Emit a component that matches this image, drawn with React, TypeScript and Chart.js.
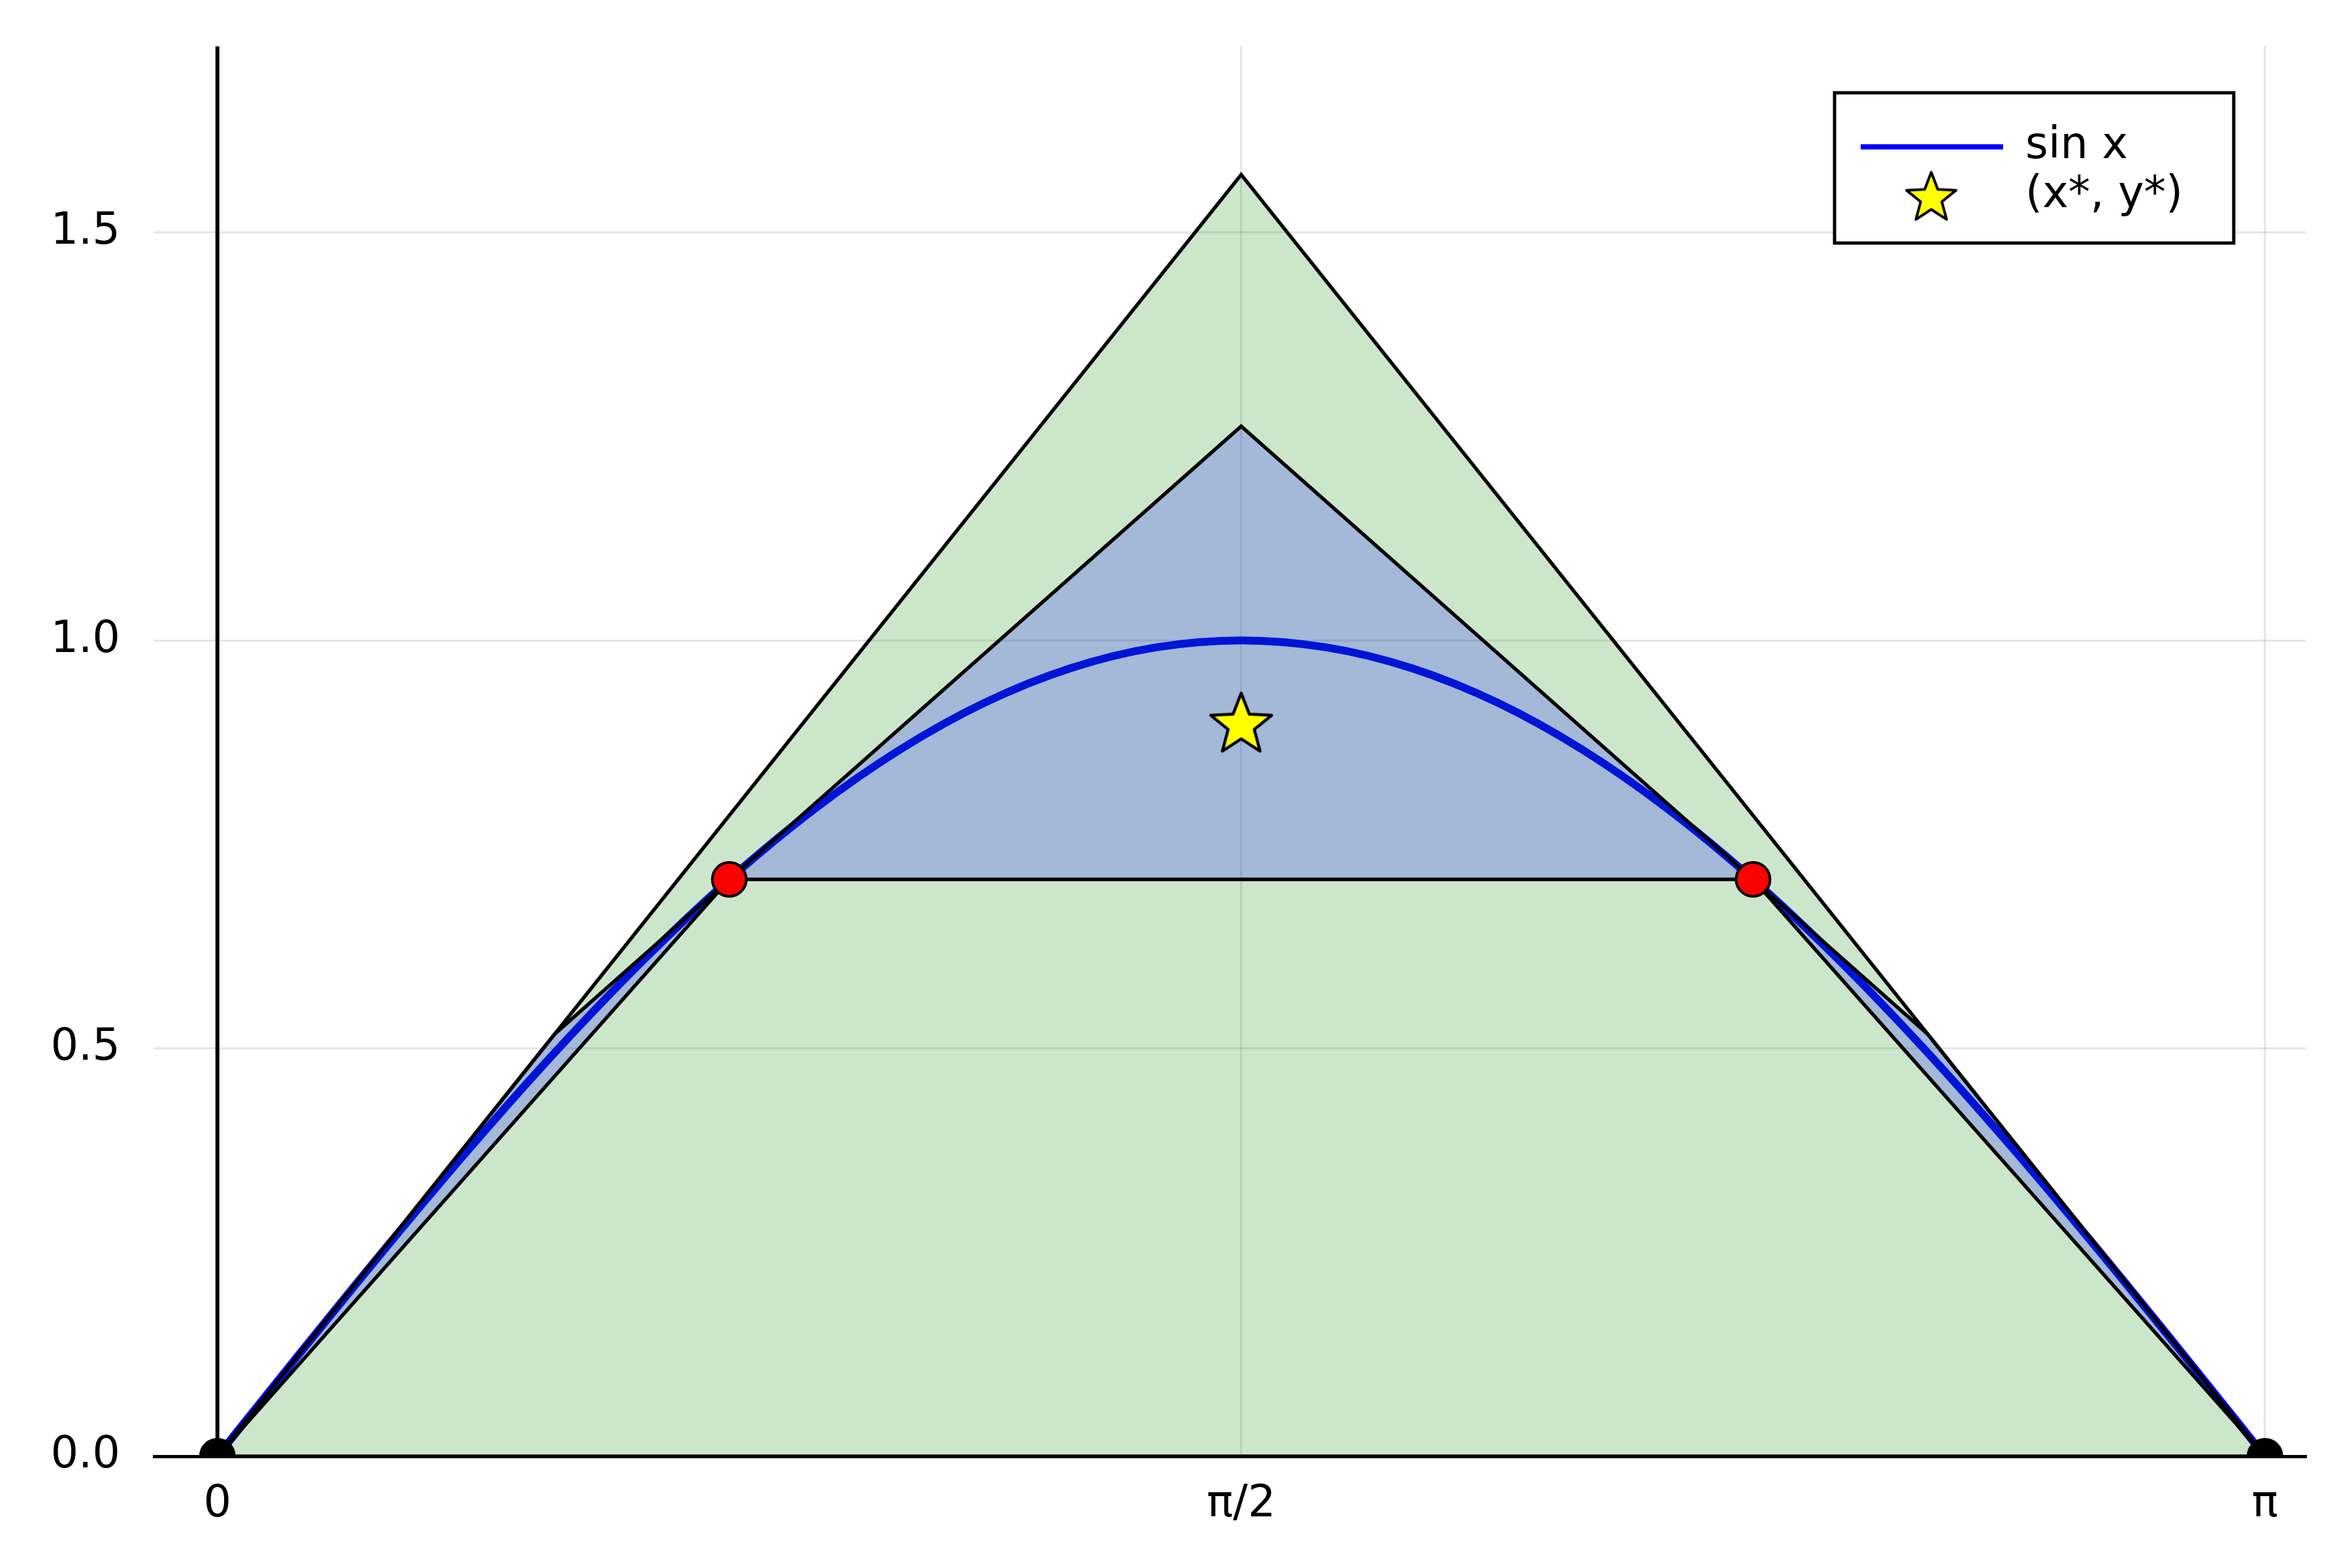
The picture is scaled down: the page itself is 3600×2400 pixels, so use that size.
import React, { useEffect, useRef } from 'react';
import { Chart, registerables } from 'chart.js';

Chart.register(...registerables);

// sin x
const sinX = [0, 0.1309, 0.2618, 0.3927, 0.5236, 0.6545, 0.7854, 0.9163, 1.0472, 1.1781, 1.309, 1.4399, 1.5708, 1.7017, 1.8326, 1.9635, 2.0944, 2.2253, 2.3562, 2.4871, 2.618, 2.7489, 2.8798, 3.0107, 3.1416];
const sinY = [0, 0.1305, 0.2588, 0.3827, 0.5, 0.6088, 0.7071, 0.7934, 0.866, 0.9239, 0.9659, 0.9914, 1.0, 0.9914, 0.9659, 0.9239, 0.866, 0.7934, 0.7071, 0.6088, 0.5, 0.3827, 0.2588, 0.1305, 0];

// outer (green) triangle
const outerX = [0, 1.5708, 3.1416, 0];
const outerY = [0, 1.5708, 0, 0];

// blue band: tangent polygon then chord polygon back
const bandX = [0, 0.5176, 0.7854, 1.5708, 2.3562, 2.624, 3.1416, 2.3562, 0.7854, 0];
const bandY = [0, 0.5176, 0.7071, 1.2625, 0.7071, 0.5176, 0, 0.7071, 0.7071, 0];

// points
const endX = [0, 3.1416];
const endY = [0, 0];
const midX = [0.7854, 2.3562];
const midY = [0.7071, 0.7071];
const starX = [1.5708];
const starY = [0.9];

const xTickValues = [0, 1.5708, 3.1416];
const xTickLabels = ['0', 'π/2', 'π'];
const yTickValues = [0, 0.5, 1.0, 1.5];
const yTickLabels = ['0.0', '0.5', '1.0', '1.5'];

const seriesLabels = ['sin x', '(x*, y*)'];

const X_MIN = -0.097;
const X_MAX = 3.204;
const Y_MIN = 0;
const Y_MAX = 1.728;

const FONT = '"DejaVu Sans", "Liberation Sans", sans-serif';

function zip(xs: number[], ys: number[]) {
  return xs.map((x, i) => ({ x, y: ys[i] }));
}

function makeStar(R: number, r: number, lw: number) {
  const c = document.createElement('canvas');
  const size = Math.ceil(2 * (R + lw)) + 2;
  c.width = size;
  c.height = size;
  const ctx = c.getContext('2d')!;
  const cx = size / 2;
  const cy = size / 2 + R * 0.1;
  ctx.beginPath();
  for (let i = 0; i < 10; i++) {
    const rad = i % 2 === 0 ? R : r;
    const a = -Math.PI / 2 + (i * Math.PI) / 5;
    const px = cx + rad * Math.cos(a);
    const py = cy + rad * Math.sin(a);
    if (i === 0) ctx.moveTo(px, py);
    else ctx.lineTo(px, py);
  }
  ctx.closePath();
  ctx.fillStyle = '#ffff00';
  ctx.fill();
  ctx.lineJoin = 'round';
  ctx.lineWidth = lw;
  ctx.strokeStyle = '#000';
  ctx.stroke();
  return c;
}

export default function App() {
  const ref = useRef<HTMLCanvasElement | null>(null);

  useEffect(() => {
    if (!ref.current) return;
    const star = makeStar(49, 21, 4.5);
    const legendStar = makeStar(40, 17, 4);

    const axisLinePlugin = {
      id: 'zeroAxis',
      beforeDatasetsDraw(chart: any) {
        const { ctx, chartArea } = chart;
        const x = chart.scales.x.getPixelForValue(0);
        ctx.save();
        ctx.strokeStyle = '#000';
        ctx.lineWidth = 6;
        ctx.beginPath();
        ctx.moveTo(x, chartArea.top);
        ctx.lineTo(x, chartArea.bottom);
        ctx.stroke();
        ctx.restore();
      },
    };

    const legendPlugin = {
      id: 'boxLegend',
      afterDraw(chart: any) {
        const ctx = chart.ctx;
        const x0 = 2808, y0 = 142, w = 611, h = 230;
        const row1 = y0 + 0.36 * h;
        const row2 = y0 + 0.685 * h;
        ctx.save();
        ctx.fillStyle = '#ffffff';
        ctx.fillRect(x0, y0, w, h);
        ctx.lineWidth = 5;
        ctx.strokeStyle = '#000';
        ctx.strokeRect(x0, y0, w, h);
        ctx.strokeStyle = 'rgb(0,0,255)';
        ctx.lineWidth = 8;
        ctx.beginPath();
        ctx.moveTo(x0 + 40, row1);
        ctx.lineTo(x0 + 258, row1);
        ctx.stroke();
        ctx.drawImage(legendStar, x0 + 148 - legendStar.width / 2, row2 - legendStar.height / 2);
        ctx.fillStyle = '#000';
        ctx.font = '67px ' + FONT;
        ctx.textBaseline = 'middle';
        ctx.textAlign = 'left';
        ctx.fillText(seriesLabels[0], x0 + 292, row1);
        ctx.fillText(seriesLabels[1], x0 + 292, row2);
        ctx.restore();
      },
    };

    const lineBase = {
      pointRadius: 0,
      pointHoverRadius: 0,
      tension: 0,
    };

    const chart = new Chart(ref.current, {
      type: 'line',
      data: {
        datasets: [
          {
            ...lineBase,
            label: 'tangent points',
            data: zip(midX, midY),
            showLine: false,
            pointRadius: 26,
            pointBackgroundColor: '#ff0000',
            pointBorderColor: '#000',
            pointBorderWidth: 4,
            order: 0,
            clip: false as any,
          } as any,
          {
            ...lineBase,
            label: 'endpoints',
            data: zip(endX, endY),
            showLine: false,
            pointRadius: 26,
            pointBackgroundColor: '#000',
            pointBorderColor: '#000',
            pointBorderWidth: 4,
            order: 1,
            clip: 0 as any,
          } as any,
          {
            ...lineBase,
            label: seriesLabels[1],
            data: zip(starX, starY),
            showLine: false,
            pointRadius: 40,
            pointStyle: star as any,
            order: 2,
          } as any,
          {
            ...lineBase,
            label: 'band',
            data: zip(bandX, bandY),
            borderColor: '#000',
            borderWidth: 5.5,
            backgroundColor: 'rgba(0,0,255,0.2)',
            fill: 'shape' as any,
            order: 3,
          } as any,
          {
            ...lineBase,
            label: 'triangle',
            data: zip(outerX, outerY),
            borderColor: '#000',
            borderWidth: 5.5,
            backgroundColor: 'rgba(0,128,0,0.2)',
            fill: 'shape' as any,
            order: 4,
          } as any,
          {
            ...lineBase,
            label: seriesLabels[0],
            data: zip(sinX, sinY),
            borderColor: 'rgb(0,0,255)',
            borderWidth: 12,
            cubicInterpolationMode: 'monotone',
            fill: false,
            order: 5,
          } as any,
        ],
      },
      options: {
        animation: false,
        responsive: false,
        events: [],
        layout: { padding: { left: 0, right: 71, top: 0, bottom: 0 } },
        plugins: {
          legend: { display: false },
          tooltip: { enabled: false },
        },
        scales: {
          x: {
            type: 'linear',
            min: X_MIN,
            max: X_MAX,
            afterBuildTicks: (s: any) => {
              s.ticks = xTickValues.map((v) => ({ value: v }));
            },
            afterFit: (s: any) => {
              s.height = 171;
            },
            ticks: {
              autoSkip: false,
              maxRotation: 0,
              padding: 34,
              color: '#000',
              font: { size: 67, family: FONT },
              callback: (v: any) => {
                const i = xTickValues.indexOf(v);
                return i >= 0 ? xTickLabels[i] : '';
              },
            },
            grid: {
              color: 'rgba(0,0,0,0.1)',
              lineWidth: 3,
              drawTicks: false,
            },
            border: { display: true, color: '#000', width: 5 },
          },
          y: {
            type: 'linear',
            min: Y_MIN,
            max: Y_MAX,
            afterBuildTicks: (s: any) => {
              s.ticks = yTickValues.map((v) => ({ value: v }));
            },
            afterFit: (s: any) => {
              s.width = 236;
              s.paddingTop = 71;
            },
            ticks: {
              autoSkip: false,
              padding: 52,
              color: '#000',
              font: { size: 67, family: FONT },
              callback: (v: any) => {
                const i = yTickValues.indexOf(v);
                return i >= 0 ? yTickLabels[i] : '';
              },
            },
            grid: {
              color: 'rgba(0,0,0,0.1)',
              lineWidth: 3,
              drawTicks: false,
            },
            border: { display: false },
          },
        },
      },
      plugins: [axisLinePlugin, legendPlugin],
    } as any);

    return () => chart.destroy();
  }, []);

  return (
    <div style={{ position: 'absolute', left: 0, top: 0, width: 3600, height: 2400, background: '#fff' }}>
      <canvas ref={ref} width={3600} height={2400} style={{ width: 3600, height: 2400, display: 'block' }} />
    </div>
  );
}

**TASK STATEMENT**
Take the lines from the start of the material to the line with "const starY = [0.9];", both included, and transcribe them exactly without the pictures.

**RESULT BELOW**
Emit a component that matches this image, drawn with React, TypeScript and Chart.js.
The picture is scaled down: the page itself is 3600×2400 pixels, so use that size.
import React, { useEffect, useRef } from 'react';
import { Chart, registerables } from 'chart.js';

Chart.register(...registerables);

// sin x
const sinX = [0, 0.1309, 0.2618, 0.3927, 0.5236, 0.6545, 0.7854, 0.9163, 1.0472, 1.1781, 1.309, 1.4399, 1.5708, 1.7017, 1.8326, 1.9635, 2.0944, 2.2253, 2.3562, 2.4871, 2.618, 2.7489, 2.8798, 3.0107, 3.1416];
const sinY = [0, 0.1305, 0.2588, 0.3827, 0.5, 0.6088, 0.7071, 0.7934, 0.866, 0.9239, 0.9659, 0.9914, 1.0, 0.9914, 0.9659, 0.9239, 0.866, 0.7934, 0.7071, 0.6088, 0.5, 0.3827, 0.2588, 0.1305, 0];

// outer (green) triangle
const outerX = [0, 1.5708, 3.1416, 0];
const outerY = [0, 1.5708, 0, 0];

// blue band: tangent polygon then chord polygon back
const bandX = [0, 0.5176, 0.7854, 1.5708, 2.3562, 2.624, 3.1416, 2.3562, 0.7854, 0];
const bandY = [0, 0.5176, 0.7071, 1.2625, 0.7071, 0.5176, 0, 0.7071, 0.7071, 0];

// points
const endX = [0, 3.1416];
const endY = [0, 0];
const midX = [0.7854, 2.3562];
const midY = [0.7071, 0.7071];
const starX = [1.5708];
const starY = [0.9];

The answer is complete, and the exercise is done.